Moving the data directory was simple enough. Add path.datato the logstash.yml inside our configuration package, making sure that the data directory exists and that the Logstash user/group has ownership and full control.
I still got the same error though, except the directory was different (it was the one I specified).
I Mean Who Doesn’t
I fought with this problem for a few hours to be honest. Trying various permutations of permissions, ACLs, ownership, groups, users, etc.
In the end, I just created the queue directory ahead of time (as part of the config deployment) and set the ownership of the data directory recursively to the Logstash user/group.
This was enough to make Logstash stop complaining about the feature I didn’t want to use and get on with its life.

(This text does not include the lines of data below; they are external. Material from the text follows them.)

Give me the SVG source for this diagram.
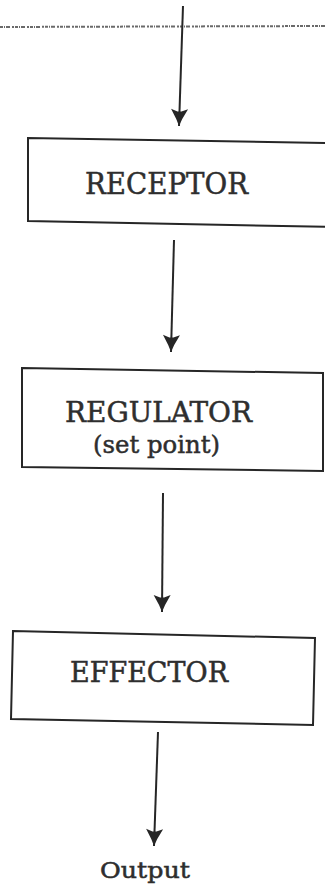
<svg xmlns="http://www.w3.org/2000/svg" width="325" height="888" viewBox="0 0 325 888">
<defs>
<style>
.box{fill:none;stroke:#262626;stroke-width:2;stroke-linejoin:miter}
.lbl{font-family:"DejaVu Serif","Liberation Serif",serif;fill:#2e2e2e;stroke:#2e2e2e;stroke-width:0.5;text-anchor:middle}
.conn line{stroke:#262626;stroke-width:2}
.dots{stroke:#6a6a6a;stroke-width:2;stroke-dasharray:3 1 1 1 4 2 2 1;fill:none}
</style>
<marker id="ah" viewBox="-20 -10 22 20" refX="0" refY="0" markerWidth="22" markerHeight="20" markerUnits="userSpaceOnUse" orient="auto">
<path d="M0,0 L-7,-3 L-17,-8.5 L-14.5,-2 L-14.5,2 L-17,8.5 L-7,3 Z" fill="#262626"/>
</marker>
</defs>
<rect width="325" height="888" fill="#ffffff"/>
<path class="dots" d="M0,27 L325,26"/>
<g id="conn" class="conn">
<line x1="183" y1="6" x2="179" y2="126" marker-end="url(#ah)"/>
<line x1="174" y1="240" x2="171" y2="352" marker-end="url(#ah)"/>
<line x1="163" y1="493" x2="162" y2="612" marker-end="url(#ah)"/>
<line x1="158" y1="732" x2="154" y2="846" marker-end="url(#ah)"/>
</g>
<g id="receptor">
<path class="box" d="M332,143 L28,138 L28,221 L332,227"/>
<text class="lbl" x="166.5" y="194" font-size="30" textLength="163" lengthAdjust="spacingAndGlyphs">RECEPTOR</text>
</g>
<g id="regulator">
<polygon class="box" points="22,368 323,373 323,471 22,467"/>
<text class="lbl" x="158.5" y="422" font-size="28" textLength="187" lengthAdjust="spacingAndGlyphs">REGULATOR</text>
<text class="lbl" x="156.5" y="453" font-size="25" textLength="127" lengthAdjust="spacingAndGlyphs">(set point)</text>
</g>
<g id="effector">
<polygon class="box" points="13,631 315,638 313,725 11,719"/>
<text class="lbl" x="149" y="682" font-size="27" textLength="158" lengthAdjust="spacingAndGlyphs">EFFECTOR</text>
</g>
<g id="output">
<text class="lbl" x="145" y="878" font-size="22" textLength="90" lengthAdjust="spacingAndGlyphs">Output</text>
</g>
</svg>
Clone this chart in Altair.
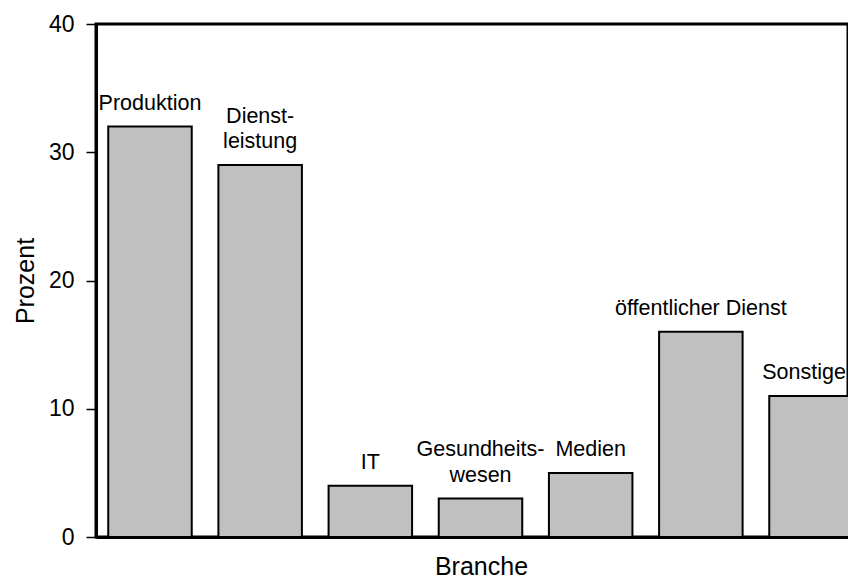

I still don’t understand what happened though, so I logged an issue in the Logstash repo in Github. Maybe someone will explain it one day. Weirdly it looks like Logstash created a directory that it was not allowed to access (the /queue directory under the specified data directory), which leads me towards something being wrong with my configuration (like ownership or something like that), but I couldn’t find anything that would point to that.
Conclusion
This one really came out of left field. I didn’t expect the upgrade to 5.4.0 to be completely painless (rarely is a software upgrade painless), but I didn’t expect to struggle with an issue caused by a feature that I didn’t even want to use.
What’s even weirder about the whole thing is Persistent Queues were available in the version of Logstash that was was upgrading from (5.2.0), at least in beta form, and I had no issues whatsoever.
Don’t get me wrong, Logstash is an amazing product, but it can also be incredibly frustrating.